Peter Abraham rules:
* This will be in my story tomorrow: As the celebration slowed, reliever Kyle Farnsworth took note of the fact that the Red Sox would occupy the same sodden room tomorrow. "The best thing is Boston has to come in here next," he said. "It's the smell of victory they've got to smell. You can print that."
* The Yanks were celebrating with Nicholas Feuillatte champagne and cans of Labatts. Pretty good, eh?
* Jason Giambi, ever an original, had a bottle of Jack Daniels. Brian Bruney took a healthy swig.
* The team watched the Red Sox game together. Once the final out was made, Joe Torre gave them a toast, said he was proud of what they accomplished and that there were 11 more wins to go. Then the celebration started.
* Say what you want about Torre. But virtually every player said the Yankees don't win this year without him. Back in June, when they were four games out and looked vulnerable, he kept them together. "We're not standing here without that man," Mariano Rivera told me, pointing to Torre. "All this, this is what he has done. Eleven years of this."
* Melky Cabrera, Robinson Cano and Jose Veras celebrated like madmen. Hopping around, singing songs in Spanish, dousing everybody.
* Randy Johnson, whose head nearly scraped the slanted celing of the small clubhouse, had himself a good time. But he, Mike Mussina and a lot of the veteran guys quickly turned the conversation to what comes next when we asked them questions.
* As the party was wearing down, Derek Jeter took command of the room. Told everybody to get ready to get on the bus to the airport. "Now we keep rolling," he said. "Let's go."
* Bernie Williams hugged every teammate and coach. He and Torre had a moment.
* Gary Sheffield actually grabbed a few reporters around the neck in semi hugs. As Sam Borden of the Daily News said, "Sheff is a strong, strong man."

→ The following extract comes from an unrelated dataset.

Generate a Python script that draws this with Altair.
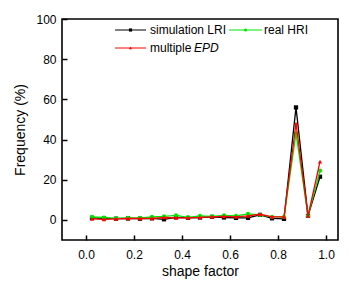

* You had to feel good for guys like Aaron Guiel. Baseball lifer, never been around a team like this. He was sitting there at one point looking overwhelmed. I went over and shook his hand. "This must be great," I said. "You have no idea," he replied.
* One of the bullpen catchers, Mike Borzello, hugged Mike Myers and said, "Welcome to the dark side. You're not with the Sox any more."
* You know what is just ridiculous? That MLB has sold advertising on the plastic sheets that cover the lockers. Budweiser, the official beer of keeping your clothes dry.